Question

solve this integration quickly

Answer 1

$\large\underline{\sf{Solution-}}$

Given integral is

$\rm :\longmapsto\:\displaystyle\int\rm \frac{ {x}^{n - 1} }{ \sqrt{ {a}^{n} + {x}^{n} } } \: dx$

To solve this integral, we use method of Substitution.
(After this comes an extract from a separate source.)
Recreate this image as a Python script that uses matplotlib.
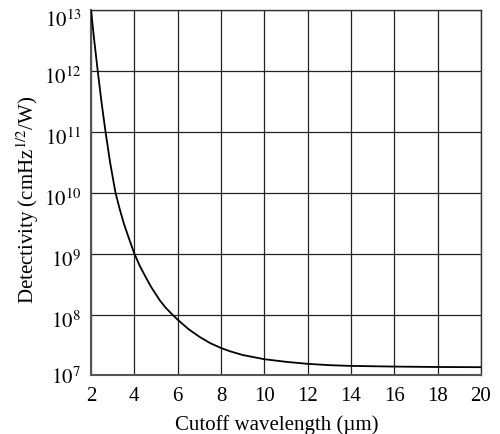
import numpy as np
import matplotlib
matplotlib.use('Agg')
import matplotlib.pyplot as plt
import matplotlib.transforms as mtransforms
from matplotlib.ticker import FixedLocator, FixedFormatter

plt.rcParams['font.family'] = ['Liberation Serif', 'DejaVu Serif']
plt.rcParams['mathtext.fontset'] = 'stix'

# cutoff wavelength (um) and log10 of detectivity
wavelength = [2.0, 2.15, 2.31, 2.48, 2.67, 2.88, 3.13, 3.31, 3.51, 3.75, 4.0,
              4.25, 4.5, 4.77, 5.18, 5.45, 5.75, 6.0, 6.5, 7.0, 7.5, 8.0,
              8.41, 9.0, 10.0, 11.0, 12.0, 13.0, 14.0, 16.0, 18.0, 20.0]
log_detect = [13.0, 12.5, 12.0, 11.5, 11.0, 10.5, 10.0, 9.75, 9.5, 9.25, 9.0,
              8.80, 8.63, 8.455, 8.23, 8.11, 8.0, 7.915, 7.76, 7.635, 7.53, 7.45,
              7.397, 7.335, 7.266, 7.223, 7.19, 7.168, 7.156, 7.145, 7.138, 7.135]
detect = [10 ** v for v in log_detect]

x_ticks = [2, 4, 6, 8, 10, 12, 14, 16, 18, 20]
y_exps = [7, 8, 9, 10, 11, 12, 13]

fig = plt.figure(figsize=(5.0, 4.34), dpi=100)
ax = fig.add_axes([0.182, 0.135, 0.780, 0.842])

ax.plot(wavelength, detect, color='black', lw=1.3, zorder=3)

ax.set_yscale('log')
ax.set_xlim(2, 20)
ax.set_ylim(1e7, 1e13)

ax.xaxis.set_major_locator(FixedLocator(x_ticks))
ax.xaxis.set_major_formatter(FixedFormatter([str(t) for t in x_ticks]))
ax.yaxis.set_major_locator(FixedLocator([10.0 ** e for e in y_exps]))
ax.yaxis.set_major_formatter(FixedFormatter(['$10^{%d}$' % e for e in y_exps]))
ax.yaxis.set_minor_locator(FixedLocator([]))

ax.grid(True, which='major', color='#222222', lw=0.9)
ax.tick_params(length=0, labelsize=15)
ax.tick_params(axis='x', pad=8)
ax.tick_params(axis='y', pad=7)

# the y labels sit a little below their grid lines in the original
for i, lab in enumerate(ax.get_yticklabels()):
    shift = 0 if i == 0 else (9 if i == len(y_exps) - 1 else 5)
    off = mtransforms.ScaledTranslation(0, -shift / 100.0, fig.dpi_scale_trans)
    lab.set_transform(lab.get_transform() + off)

for s in ['left', 'bottom']:
    ax.spines[s].set_color('#555555')
    ax.spines[s].set_linewidth(1.5)
for s in ['top', 'right']:
    ax.spines[s].set_color('#333333')
    ax.spines[s].set_linewidth(1.0)

ax.set_xlabel('Cutoff wavelength (\u00b5m)', fontsize=15)
ax.set_ylabel('Detectivity (cmHz$^{1/2}$/W)', fontsize=15)
ax.xaxis.set_label_coords(0.477, -0.108)
ax.yaxis.set_label_coords(-0.127, 0.48)

fig.savefig('out.png', dpi=100)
$\red{\rm :\longmapsto\:Put \: \sqrt{ {a}^{n} + {x}^{n} } = y}$

$\red{\rm :\longmapsto\: \: { {a}^{n} + {x}^{n} } = {y}^{2} }$

On differentiating both sides, w. r. t. x, we get

$\red{\rm :\longmapsto\: \: \dfrac{d}{dx}({ {a}^{n} + {x}^{n} }) = \dfrac{d}{dx} {y}^{2} }$

$\red{\rm :\longmapsto\: \: \dfrac{d}{dx}{ {a}^{n} + \dfrac{d}{dx}{x}^{n} } =2y \dfrac{dy}{dx}}$

$\red{\rm :\longmapsto\: \: {nx}^{n - 1} =2y \dfrac{dy}{dx}}$

$\red{\rm :\longmapsto\: {x}^{n - 1}dx = \dfrac{2y}{n}dy}$

Now, on substituting all the above values, we get

$\rm \: = \: \: \dfrac{2}{n} \displaystyle\int\rm \frac{y \: dy}{y}$

$\rm \: = \: \: \dfrac{2}{n} \displaystyle\int\rm dy$

$\rm \: = \: \: \dfrac{2}{n} \: y \: + \: c$

$\rm \: = \: \: \dfrac{2 \sqrt{ {a}^{n} + {x}^{n} } }{n} \ \: + \: c$

Hence,

$\rm :\longmapsto\:\displaystyle\int\bf \frac{ {x}^{n - 1} }{ \sqrt{ {a}^{n} + {x}^{n} } } \: dx$

is

$\bf \: = \: \: \dfrac{2 \sqrt{ {a}^{n} + {x}^{n} } }{n} \ \: + \: c$

Additional Information :-

$\displaystyle\int\rm sinx \: dx \: = \: - \: cosx \: + \: c$

$\displaystyle\int\rm cosx \: dx \: = \: \: sinx \: + \: c$

$\displaystyle\int\rm tanx \: dx \: = \: \: log \: secx \: + \: c$

$\displaystyle\int\rm cotx \: dx \: = \: \: log \: sinx \: + \: c$

$\displaystyle\int\rm cosecx \: dx \: = \: - \: log \: (cosecx - cotx)\: + \: c$

$\displaystyle\int\rm secx \: dx \: = \: \: log \: (secx + tanx)\: + \: c$